On Wed, Oct 7, 2009 at 6:06 PM, Derek Broughton <derek at pointerstop.ca> wrote:
> Samuel Thurston, III wrote:
>> He misses "the desktop" because there is no such thing.
>
> That's just silly.  Of course there is "the desktop" as an abstract concept,
> just like "the OS".  And there are specific desktops.

But that's my point, you can't contribute to an abstract concept, and
since in his talk he was dealing with people from all kinds of
different distros supporting all kinds of different desktop
environments... people who work on "plumbing"... that's where the
discussion went.  You don't have a linux distro without the linux
kernel.

>  I didn't have a problem with you mentioning unproven facts,
> merely yelling it as something that must be taken at face value.

I get it.  Horse dead. Moving on...

> Why is it an issue that the proportion of desktops to servers is small?

In the context of Greg K-H's keynote, it's significant because that's
why the desktop isn't considered a broadly common part of the system,
or as he defined it "part of the plubming".  It isn't always
necessary, it certainly isn't consistent across distros, devices, etc.

>>
>> Is the desktop Canonical's focus?  the X.org contribution factor would
>> be relevant here... Canonical is almost non-existent in this space.  I
>> don't know how much contribution Canonical makes to the gnome project.
>
> I wouldn't know.  I just bridle at the argument that they don't contribute
> because they don't have kernel developers.  If you suggest to me that

Wait wait wait.  Not this again. My argument was that they don't
contribute to the kernel.  it's not called "Ubuntu Gnome 2.0 Desktop
and Associated Useful Applications" last time I checked.

> Canonical takes unfair advantage of the Ubuntu community to produce a
> product (which really strikes me as Hartman's target) I'd be willing to
> believe you have a point.  It seems to me that the ubuntu developer
> community contains very few paid Canonical employees.

I mostly agree here.  I'm not sure about "fair or unfair" in terms of
taking advantage because it doesn't appear that this relationship
stops the volunteers from working.

>> Kay Sievers was the udev maintainer the last time I checked, and I do
>> not believe Kay is a Canonical employee.
>
> I thought, Scott Remnant.  I could be wrong...

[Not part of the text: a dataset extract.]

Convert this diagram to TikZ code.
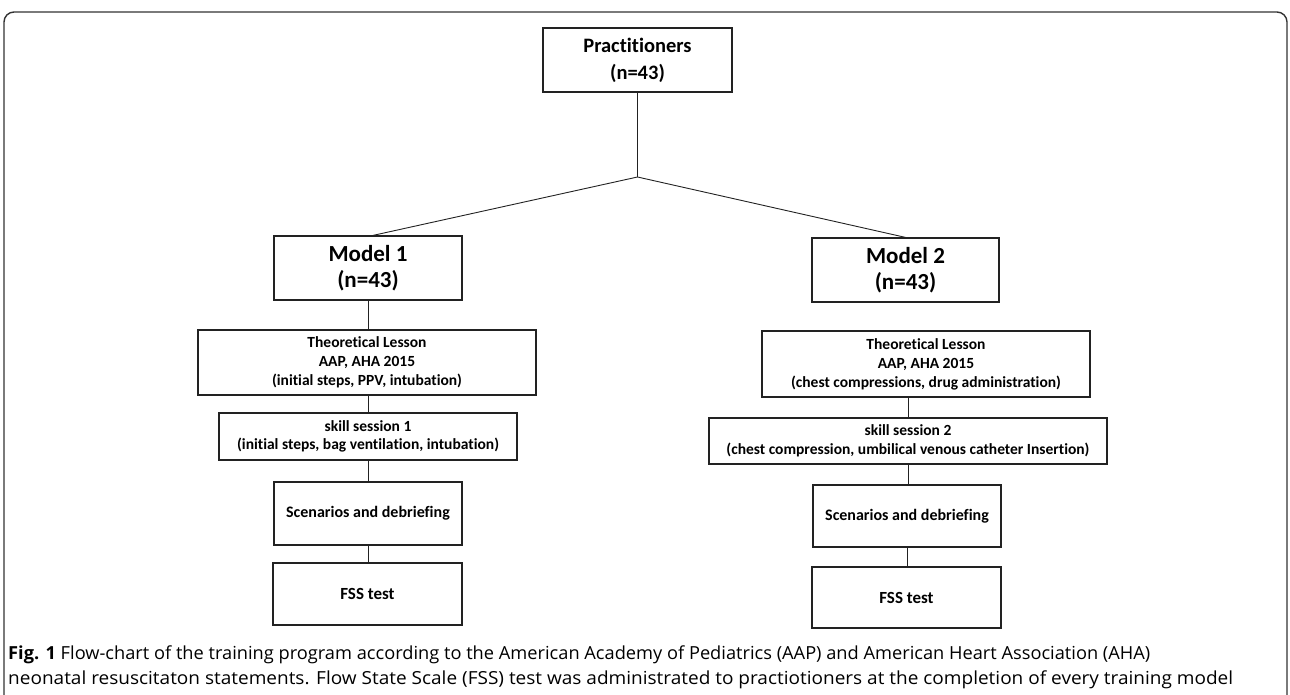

I haven't checked since early last year sometime so heck if I know.
Are we talking release maintainer or package maintainer?

>
>> However in the context of the discussion of "will Canonical eventually
>> turn evil like Google" this raises two issues: 1) Google is still
>> giving a lot to the community, and 2) Canonical isn't.
>
> See, I just don't buy that.  Canonical, who might not be giving _enough_ to
> the community, _created_ the Ubuntu community.

But see, Canonical, like Google, has a business model that is directly
connected to the well-being and vitality of the kernel, in addition to
all the other stuff that goes into the distro.  Canonical much more
so, I believe.

Now, I certainly appreciate the contribution that is Ubuntu.  But that
contribution is not a contribution to the same community that builds
the kernel, which Ubuntu needs to function, which Canonical needs to
make money.  See where I'm going with this?

> The key is, just because Ubuntu makes a change, doesn't mean that Debian, or
> any upstream is ever going to accept it.

I don't know if Greg K-H was counting submissions or merged packages.
But it's not as though they have to pass their patches through the
debian team... after all if they submit to kernel subsys maintainers
directly, and the patches are merged, they'll be in the tree the next
time round when the linux-source and linux-image maintainers from
Debian pull down the tree and build it.

Granted that there's no guarantee the subsys maintainers will take it
either, but it removes a potential hurdle.